**Written exercise**
Nothing after the line with "const _ = null;" belongs in the copy; extract the lines below from the top through that line, pictures left out.
— start —
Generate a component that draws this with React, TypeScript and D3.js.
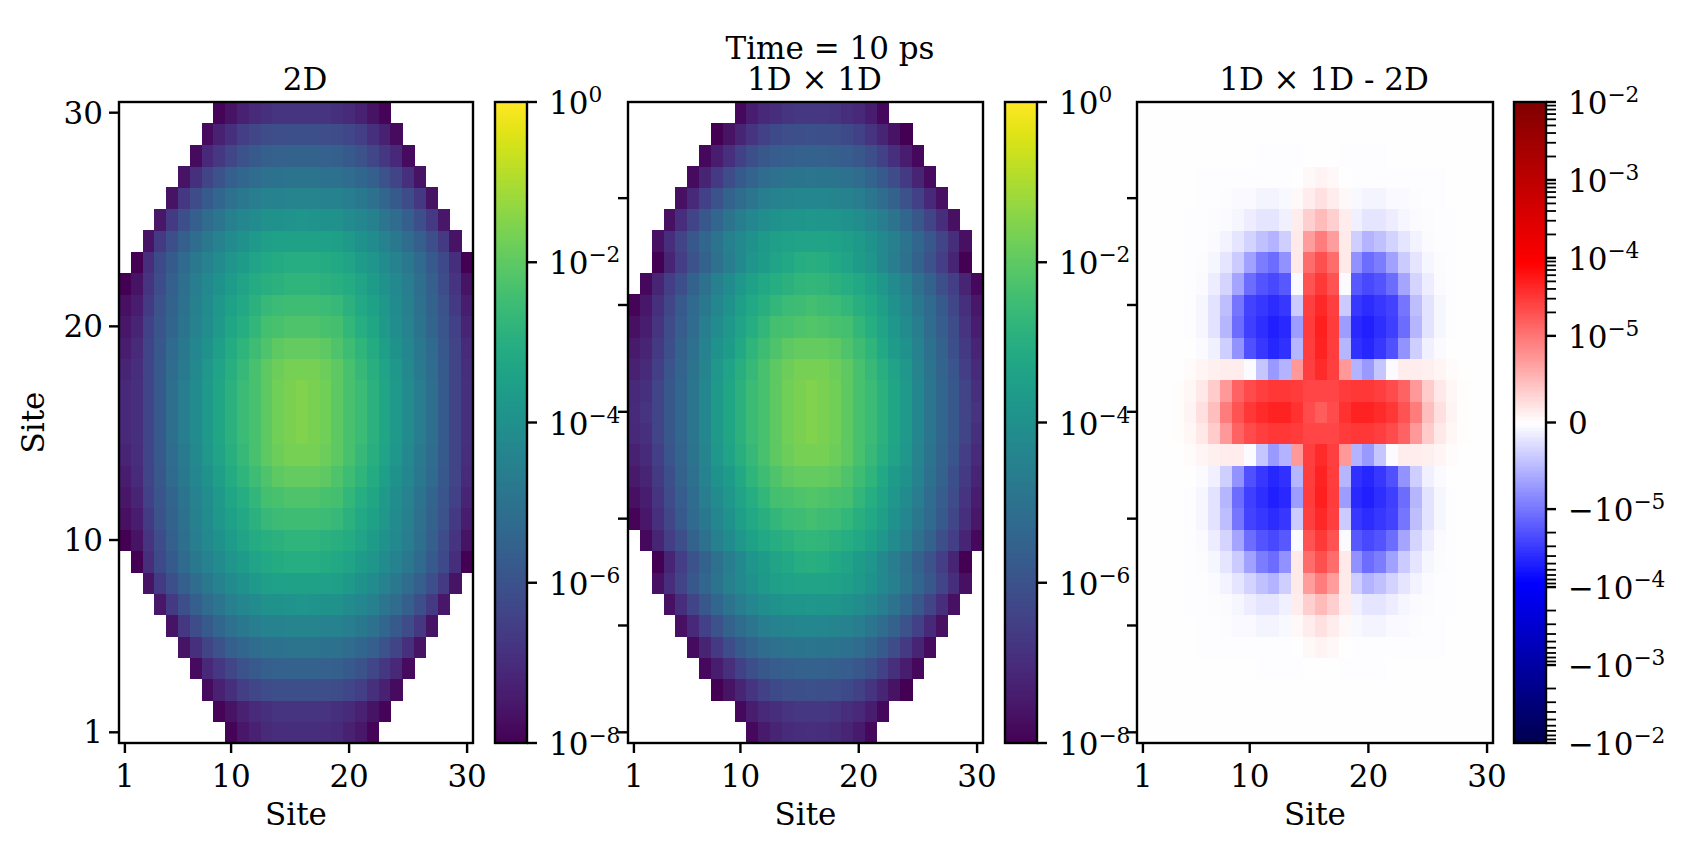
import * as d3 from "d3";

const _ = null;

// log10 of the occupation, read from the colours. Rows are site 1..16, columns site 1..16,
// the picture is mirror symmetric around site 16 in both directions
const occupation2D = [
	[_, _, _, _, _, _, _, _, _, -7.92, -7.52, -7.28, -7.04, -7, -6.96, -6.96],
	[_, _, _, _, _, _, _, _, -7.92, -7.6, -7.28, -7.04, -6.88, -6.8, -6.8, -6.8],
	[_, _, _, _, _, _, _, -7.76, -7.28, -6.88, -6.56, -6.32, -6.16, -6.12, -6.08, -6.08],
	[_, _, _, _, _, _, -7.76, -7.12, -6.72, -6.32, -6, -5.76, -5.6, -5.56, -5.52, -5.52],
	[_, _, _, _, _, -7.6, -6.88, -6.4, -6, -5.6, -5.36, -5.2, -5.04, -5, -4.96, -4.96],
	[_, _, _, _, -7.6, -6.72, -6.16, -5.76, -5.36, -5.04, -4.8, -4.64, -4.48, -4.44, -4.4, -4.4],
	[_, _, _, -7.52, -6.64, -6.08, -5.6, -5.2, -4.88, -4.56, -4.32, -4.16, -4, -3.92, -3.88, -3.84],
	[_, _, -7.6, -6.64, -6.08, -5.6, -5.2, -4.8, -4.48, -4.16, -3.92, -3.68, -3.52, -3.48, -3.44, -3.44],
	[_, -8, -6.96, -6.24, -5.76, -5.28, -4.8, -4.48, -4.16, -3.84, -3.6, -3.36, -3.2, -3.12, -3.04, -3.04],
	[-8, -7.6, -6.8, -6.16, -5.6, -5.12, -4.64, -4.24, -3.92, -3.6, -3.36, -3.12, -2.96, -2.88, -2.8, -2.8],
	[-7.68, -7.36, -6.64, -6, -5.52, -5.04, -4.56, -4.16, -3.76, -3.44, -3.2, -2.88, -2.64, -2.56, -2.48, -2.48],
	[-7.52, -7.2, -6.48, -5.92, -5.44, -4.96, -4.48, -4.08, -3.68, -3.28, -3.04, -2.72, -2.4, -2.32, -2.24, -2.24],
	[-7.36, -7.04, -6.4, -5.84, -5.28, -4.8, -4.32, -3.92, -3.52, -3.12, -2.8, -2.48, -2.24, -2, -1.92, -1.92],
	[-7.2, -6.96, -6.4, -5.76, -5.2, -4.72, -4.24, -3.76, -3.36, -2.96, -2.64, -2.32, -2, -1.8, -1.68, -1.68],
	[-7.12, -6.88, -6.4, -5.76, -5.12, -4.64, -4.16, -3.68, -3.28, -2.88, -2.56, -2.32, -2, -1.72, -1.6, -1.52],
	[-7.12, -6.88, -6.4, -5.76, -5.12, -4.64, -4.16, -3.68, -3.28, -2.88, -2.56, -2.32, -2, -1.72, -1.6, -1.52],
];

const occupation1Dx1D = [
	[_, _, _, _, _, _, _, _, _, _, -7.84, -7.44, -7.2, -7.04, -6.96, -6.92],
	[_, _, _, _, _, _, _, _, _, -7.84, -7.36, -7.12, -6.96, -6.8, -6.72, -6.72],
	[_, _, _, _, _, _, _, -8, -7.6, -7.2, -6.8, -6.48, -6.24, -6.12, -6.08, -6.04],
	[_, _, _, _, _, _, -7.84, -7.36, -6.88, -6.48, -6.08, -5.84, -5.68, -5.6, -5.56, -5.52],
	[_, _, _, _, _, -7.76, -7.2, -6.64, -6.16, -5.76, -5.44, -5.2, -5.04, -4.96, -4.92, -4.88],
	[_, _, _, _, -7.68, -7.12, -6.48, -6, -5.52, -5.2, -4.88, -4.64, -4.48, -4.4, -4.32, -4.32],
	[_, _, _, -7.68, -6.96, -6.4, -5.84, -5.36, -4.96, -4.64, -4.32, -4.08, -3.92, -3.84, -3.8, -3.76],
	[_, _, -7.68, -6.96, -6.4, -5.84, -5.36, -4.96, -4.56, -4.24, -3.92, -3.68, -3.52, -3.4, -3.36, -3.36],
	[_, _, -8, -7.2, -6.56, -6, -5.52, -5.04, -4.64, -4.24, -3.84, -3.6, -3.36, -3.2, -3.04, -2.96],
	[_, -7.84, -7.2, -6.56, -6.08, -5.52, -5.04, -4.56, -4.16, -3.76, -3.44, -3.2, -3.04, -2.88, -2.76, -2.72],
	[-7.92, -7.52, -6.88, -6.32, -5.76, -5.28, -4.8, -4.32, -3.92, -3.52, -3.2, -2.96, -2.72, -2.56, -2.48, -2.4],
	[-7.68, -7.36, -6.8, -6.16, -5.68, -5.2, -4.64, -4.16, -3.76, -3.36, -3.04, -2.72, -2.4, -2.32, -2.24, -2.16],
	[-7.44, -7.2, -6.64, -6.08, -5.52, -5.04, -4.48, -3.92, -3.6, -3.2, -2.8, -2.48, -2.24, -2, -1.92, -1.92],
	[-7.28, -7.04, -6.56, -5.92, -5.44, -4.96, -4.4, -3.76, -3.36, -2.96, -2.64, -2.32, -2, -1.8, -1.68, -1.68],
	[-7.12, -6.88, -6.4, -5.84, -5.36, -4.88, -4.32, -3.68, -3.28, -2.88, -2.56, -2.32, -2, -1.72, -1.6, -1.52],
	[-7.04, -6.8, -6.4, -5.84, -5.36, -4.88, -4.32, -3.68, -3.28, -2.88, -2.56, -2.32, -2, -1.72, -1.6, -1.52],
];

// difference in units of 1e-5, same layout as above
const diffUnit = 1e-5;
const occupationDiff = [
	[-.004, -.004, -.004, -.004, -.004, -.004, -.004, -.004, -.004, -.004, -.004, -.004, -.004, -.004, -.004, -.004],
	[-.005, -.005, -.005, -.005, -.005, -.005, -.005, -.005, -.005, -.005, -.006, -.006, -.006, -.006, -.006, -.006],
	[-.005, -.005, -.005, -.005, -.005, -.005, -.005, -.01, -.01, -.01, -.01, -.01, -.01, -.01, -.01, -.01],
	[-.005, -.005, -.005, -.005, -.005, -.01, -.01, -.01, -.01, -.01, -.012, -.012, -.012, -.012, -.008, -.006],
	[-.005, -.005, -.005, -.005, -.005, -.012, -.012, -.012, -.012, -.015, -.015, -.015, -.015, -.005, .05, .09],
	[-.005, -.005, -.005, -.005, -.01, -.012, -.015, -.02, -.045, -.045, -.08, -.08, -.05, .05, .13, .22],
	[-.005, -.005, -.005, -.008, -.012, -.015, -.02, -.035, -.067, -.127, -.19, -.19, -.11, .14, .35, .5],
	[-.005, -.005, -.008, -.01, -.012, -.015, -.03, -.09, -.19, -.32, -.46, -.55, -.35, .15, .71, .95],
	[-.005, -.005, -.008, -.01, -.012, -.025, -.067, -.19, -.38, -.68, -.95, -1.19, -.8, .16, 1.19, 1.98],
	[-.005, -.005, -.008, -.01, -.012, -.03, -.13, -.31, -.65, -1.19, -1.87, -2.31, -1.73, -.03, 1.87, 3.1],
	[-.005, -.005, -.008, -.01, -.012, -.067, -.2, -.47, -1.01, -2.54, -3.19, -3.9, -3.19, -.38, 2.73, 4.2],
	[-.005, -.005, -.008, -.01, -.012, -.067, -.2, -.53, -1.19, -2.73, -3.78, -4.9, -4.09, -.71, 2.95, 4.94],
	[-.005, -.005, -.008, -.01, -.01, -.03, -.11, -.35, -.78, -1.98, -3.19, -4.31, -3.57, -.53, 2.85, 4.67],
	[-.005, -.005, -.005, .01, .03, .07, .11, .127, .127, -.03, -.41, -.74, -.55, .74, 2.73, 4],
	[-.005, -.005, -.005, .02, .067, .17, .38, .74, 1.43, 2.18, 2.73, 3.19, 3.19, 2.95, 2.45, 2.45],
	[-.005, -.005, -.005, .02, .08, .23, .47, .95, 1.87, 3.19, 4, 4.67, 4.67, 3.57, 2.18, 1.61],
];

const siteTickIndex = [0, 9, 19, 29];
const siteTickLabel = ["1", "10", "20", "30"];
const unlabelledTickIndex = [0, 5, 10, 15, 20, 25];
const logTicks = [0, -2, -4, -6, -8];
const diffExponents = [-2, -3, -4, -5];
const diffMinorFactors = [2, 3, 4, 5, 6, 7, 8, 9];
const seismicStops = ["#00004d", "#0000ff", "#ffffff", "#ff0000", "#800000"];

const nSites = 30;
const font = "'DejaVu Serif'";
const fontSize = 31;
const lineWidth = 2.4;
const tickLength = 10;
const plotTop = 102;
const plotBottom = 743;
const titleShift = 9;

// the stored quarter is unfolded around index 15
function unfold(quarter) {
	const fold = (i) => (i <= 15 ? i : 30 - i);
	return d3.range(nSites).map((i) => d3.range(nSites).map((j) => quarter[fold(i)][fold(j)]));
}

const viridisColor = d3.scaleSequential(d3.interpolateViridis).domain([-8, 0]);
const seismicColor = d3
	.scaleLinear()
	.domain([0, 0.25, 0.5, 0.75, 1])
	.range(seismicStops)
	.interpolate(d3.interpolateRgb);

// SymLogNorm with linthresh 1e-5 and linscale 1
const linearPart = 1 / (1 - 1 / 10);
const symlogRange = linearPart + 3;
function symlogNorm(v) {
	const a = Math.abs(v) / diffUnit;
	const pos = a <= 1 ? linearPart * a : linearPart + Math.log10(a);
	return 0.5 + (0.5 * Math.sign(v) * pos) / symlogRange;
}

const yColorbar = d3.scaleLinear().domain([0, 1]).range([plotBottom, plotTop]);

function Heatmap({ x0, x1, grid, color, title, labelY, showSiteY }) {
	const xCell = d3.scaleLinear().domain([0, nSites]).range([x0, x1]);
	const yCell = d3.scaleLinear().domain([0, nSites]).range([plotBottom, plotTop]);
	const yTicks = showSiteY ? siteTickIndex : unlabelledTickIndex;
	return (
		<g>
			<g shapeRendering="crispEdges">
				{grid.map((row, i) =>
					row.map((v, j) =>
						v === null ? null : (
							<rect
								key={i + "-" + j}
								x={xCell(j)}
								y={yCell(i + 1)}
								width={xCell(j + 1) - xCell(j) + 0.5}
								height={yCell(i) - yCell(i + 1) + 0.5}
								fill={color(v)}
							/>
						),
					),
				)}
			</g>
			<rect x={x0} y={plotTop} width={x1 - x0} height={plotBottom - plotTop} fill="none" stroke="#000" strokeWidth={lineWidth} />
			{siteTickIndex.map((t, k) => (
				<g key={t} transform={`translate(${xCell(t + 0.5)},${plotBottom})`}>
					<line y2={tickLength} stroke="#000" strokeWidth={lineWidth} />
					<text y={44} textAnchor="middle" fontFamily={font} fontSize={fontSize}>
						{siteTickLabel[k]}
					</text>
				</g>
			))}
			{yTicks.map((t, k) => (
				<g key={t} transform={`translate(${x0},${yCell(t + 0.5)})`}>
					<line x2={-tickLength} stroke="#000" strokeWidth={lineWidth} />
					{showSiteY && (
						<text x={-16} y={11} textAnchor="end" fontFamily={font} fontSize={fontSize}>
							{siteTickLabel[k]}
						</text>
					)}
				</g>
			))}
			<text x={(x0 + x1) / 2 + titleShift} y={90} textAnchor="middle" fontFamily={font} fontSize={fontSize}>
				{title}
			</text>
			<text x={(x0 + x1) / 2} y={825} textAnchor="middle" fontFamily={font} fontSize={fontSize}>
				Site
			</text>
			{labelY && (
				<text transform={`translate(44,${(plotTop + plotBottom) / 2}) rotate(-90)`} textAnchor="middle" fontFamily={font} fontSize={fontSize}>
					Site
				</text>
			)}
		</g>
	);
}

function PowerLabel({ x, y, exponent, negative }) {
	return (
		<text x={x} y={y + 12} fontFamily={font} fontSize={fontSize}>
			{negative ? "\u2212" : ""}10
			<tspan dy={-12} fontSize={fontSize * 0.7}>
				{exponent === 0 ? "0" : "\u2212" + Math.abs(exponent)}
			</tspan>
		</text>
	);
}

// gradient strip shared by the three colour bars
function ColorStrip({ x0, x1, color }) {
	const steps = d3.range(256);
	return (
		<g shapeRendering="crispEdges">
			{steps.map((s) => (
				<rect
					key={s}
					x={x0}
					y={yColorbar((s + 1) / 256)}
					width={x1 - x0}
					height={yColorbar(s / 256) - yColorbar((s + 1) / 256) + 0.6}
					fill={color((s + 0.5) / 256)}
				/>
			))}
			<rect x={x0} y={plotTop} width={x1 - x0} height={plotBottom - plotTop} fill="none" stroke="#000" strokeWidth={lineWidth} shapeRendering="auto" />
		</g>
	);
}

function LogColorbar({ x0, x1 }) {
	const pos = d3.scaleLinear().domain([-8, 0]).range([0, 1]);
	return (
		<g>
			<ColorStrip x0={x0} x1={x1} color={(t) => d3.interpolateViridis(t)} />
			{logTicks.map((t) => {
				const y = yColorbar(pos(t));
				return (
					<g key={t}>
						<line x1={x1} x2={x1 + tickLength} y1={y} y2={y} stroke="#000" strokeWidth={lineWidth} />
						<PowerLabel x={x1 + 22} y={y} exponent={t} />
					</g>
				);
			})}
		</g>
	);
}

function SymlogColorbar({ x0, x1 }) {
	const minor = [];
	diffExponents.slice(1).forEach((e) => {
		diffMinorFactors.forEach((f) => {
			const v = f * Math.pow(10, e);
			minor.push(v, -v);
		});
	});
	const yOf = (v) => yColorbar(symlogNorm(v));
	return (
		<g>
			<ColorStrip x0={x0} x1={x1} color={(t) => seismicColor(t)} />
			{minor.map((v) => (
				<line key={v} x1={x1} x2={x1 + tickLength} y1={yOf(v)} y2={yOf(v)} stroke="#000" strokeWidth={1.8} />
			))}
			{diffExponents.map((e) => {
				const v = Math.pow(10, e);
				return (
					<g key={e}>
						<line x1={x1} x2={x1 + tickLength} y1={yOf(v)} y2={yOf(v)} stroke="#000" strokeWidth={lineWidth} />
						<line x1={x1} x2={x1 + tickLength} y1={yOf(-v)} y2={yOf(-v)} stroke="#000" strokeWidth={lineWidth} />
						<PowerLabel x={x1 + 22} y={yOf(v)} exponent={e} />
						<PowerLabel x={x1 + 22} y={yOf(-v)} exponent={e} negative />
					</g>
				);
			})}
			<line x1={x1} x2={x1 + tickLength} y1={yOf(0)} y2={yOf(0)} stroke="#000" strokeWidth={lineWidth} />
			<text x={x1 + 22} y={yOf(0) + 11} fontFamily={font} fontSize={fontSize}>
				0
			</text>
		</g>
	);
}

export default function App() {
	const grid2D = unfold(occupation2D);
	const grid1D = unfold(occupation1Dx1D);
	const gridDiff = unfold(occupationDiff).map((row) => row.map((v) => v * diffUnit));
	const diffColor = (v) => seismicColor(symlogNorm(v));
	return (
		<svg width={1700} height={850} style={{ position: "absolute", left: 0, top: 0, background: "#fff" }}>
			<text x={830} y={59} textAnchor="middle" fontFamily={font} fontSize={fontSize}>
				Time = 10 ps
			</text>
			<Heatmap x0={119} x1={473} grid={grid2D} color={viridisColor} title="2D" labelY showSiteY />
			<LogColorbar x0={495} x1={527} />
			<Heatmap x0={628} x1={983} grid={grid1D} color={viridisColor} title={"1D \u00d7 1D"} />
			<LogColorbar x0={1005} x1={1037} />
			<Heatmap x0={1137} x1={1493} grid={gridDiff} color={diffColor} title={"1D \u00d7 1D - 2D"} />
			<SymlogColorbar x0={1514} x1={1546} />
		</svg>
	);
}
— end —
**Worked answer**
Generate a component that draws this with React, TypeScript and D3.js.
import * as d3 from "d3";

const _ = null;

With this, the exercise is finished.